WIPA keen on CARICOM solution to impasse

PORT OF SPAIN, Trinidad, CMC – West Indies Players Association president, Dinanath Ramnarine said yesterday his organisation would welcome the intervention of CARICOM governments in a bid to end the long simmering dispute with the West Indies Cricket Board.

“The answer is yes,” Ramnarine said in a radio interview here Thursday.

The two bodies have been at odds over issues relating to players’ contracts and the latest row resulted in many of the top West Indies players, including former captain Chris Gayle, Ramnaresh Sarwan, Shivnarine Chanderpaul and Dwayne Bravo boycotting the Bangladesh series and missing out on the Champions Trophy scheduled for later this month.

Former Commonwealth Secretary General Sir Shridath Ramphal, who was appointed mediator, said earlier this week that he had failed and urged cricket followers in the Caribbean not to despair because “cricket is in our regional genes; it cannot be lost”.

Ramnarine said that the WIPA executive and the players would be meeting in Guyana over the weekend to discuss the way forward.

“After our meeting over the weekend we are going to be very clear as to how we proceed going forward given the action taken by the board.

“You had a situation where even in the mediation they were talking about let us settle A, B, C, and D and we will consider the players for the championship [in South Africa]. To me they had absolutely no intention whatsoever of reaching an agreement,” Ramnarine said.

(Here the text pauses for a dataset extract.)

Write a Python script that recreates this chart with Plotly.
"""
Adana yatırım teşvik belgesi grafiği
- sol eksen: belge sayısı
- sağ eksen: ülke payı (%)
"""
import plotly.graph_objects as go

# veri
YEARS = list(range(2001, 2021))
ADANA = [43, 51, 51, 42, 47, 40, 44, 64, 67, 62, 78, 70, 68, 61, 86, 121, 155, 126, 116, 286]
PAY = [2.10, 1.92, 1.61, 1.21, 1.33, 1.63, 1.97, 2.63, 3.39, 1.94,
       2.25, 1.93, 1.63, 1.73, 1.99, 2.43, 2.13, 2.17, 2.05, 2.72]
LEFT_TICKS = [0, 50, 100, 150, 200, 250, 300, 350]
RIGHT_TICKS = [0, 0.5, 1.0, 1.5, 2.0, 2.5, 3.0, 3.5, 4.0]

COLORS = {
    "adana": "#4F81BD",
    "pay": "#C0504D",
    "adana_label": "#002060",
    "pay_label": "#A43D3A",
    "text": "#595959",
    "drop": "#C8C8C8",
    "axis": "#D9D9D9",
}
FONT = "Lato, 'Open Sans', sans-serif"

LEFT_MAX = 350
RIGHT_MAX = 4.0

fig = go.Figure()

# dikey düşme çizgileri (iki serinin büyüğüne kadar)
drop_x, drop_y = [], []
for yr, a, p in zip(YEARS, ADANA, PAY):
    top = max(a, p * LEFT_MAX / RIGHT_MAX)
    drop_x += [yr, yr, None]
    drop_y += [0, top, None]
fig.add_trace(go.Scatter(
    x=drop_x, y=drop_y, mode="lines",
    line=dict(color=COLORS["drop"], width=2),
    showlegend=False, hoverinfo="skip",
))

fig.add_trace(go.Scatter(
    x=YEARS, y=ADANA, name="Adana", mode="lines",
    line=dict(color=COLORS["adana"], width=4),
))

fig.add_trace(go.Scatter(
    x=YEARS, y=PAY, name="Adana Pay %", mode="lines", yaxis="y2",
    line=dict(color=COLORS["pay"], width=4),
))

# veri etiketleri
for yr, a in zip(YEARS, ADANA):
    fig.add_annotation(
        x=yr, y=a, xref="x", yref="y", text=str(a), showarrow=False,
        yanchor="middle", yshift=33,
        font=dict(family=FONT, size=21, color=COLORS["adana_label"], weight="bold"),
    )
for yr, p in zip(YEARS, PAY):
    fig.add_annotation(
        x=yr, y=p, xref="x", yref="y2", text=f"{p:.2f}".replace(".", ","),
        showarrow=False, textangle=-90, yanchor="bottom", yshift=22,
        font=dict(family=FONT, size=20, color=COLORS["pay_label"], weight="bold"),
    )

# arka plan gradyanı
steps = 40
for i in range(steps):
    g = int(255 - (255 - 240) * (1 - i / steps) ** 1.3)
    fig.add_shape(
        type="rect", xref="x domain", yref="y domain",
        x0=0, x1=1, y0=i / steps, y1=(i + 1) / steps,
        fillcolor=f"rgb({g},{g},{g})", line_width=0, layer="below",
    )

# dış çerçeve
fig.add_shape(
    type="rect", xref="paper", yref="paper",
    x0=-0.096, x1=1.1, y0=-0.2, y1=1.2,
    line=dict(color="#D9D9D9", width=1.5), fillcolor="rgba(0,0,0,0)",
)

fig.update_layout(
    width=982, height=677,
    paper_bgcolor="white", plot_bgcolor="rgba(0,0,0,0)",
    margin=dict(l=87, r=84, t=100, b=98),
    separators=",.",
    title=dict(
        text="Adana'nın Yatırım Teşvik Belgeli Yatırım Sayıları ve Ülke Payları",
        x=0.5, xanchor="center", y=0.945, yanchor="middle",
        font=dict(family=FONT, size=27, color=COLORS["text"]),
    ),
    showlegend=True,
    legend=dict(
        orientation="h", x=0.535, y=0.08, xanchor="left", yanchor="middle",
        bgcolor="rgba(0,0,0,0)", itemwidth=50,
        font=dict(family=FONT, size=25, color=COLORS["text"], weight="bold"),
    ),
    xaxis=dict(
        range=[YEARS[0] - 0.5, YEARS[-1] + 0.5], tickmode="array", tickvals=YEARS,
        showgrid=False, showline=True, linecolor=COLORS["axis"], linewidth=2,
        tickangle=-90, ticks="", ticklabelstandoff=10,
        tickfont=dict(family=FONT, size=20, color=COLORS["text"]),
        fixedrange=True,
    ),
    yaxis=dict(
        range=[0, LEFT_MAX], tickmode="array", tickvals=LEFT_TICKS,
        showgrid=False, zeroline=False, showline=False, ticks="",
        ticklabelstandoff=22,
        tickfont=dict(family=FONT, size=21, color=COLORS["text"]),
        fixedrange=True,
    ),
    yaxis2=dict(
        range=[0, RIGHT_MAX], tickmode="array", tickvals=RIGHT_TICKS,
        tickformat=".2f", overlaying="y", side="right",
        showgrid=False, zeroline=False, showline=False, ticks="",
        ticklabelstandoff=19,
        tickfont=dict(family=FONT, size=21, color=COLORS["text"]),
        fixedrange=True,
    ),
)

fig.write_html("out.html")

Guyana’s President and CARICOM Chairman Bharrat Jagdeo in a statement expressing his disappointment at the failure of the talks between the two parties, believes the WICB prejudiced the effort from the start by not disclosing they had already selected a Champions Trophy squad without the top flight players.

“When the mediation under Sir Shridath Ramphal was agreed upon with me on 21 July 2009, it was in context in which WIPA made all their players available and I understand this is to be basis of a return to normalcy in team selection,” Jagdeo said.

“The members of the Board did not disclose to me or to WIPA that the Board had already selected a ‘B” team for the Champions Trophy in South Africa,” he said, adding that WICB President Julian Hunte acknowledged the board’s selection position some time after when the process was too far gone.

“The President later apologised for the omission; but the damage had been done; the mediation was weakened from the start,” Jagdeo said.

Ramnarine said that WIPA had agreed to have Sir Shridath, who was nominated by the WICB, mediate the discussions.

“It was the board that proposed Sir Shridath Ramphal to be the mediator. We could have said we don’t want Sir Shridath Ramphal … but we accepted at President Jagdeo’s office in Guyana to accept Sir Shridath and proceed on the basis that we would make our players available without any conditions whatsoever.

“We were hoping that this process would have been dealt with in a responsible manner and there will be agreement and even if there was no agreement, (there would be) agreement of a process going forward.”

Ramnarine said he had been told numerous things when Sir Shridath had been named.

“I did not know the man personally so it was difficult for me to really assess and I had to go by what people were saying. I have to admit we were a little bit sceptical at first but we said given the status and given what the guy has accomplished we needed to trust somebody,” said the former West Indies leg-spinner.

“Sir Shridath Ramphal has been exceptional by listening to both parties, the manner in which he conducted the mediation has been extremely professional. It has been a learning experience for me and I have the greatest amount of admiration for the man. He is between 70 and 80 years, and we were having meetings from nine o clock in the morning to seven or eight o clock in the night and by 9.30 we will get a document summarising the issues and a document that could take us closer.”

Ramnarine said that it was sad when both parties appeared to be close to a resolution for the WICB to introduce this new document and inform the mediator “this is not negotiable … and the document has to be accepted by both the mediator and WIPA.